高嶋ちさ子の体験談で露見「ボトックス」のリスク 自己注射する人も?美容外科医が警鐘を鳴らす
一般に言う「ボトックス」とは、ボツリヌス菌から抽出したタンパク質である「ボツリヌストキシン」を含む製剤のこと(※ボトックスは米製薬大手・アラガン社の製品名だが、本記事ではボツリヌストキシン製剤の通称として使用)。
筋肉の緊張を和らげる効果があるため、注射するとシワ改善や小顔効果が期待できる。
しかし高嶋のように、注射後のトラブルを訴える人は少なくない。国民生活センターには、「笑うと左口角が上がらなくなった」「顔全体が垂れ続けた」「左目が半分開かなくなった」といった相談が多数寄せられている。
“自称玄人”が自分で注射するケースも
美容整形外科「城本クリニック」福岡院の小川英朗院長のもとにも、「ボトックスを打って失敗したのでなんとかしてください!」というSOSが頻繁に届くという。

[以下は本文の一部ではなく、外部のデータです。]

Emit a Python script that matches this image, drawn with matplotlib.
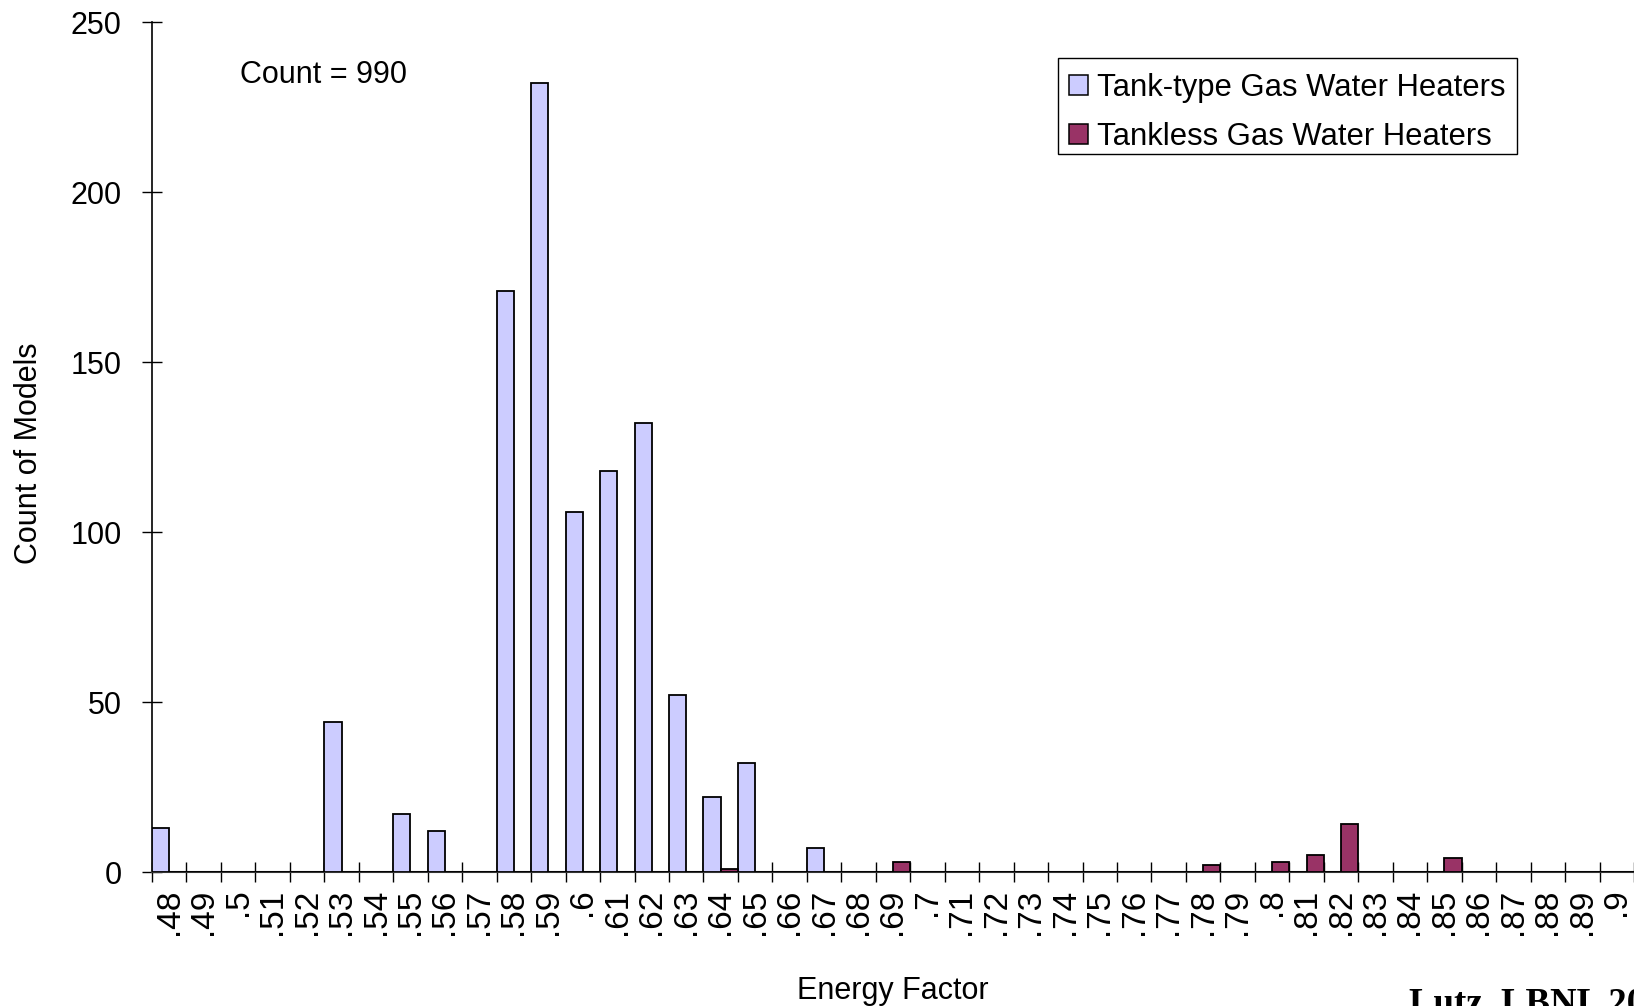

「『額に打ったら、まぶたが垂れ下がって怒ったような顔になった』『目尻に打ったら、笑ってもシワができずかえって不自然になった』など、注射部位によってトラブルの内容はまちまちです。
ただ、ボトックスの効果は4カ月しかもちません。失敗したと焦る患者さんには、『時間が経てば治りますよ』と説明しています。
また劇的な効果は望めないものの、ボトックスの効果を弱めるアセチルコリン塩化物を注射するなどのケアをすることもあります」(小川院長)
トラブルが起きる原因には、顔の筋肉が非常に複雑な構造をしていることがある。たとえば口元の動きは、幾重にも重なりあった複数の筋肉によって制御されている。
患者が求める美容的効果をあげるため、医師たちは経験をもとに薬剤の投与量や注射部位を綿密に割り出すが、薬剤が皮膚組織内でじわじわと拡散した結果、狙った筋肉とはちがう筋肉にも作用し、予想していない事態を招くこともあるという。
そうならないために、医師であってもボトックス注射には確かな経験と知識が必要になってくる。にもかかわらず、一般人がボトックスを個人輸入して自分で注射しているケースもあるというから驚きだ。小川院長が言う。
「美容好きの自称玄人が、ネット上で売られているボトックスを原価で仕入れて、YouTube動画などを参考にしながら見よう見まねで注射しているという話は耳にします。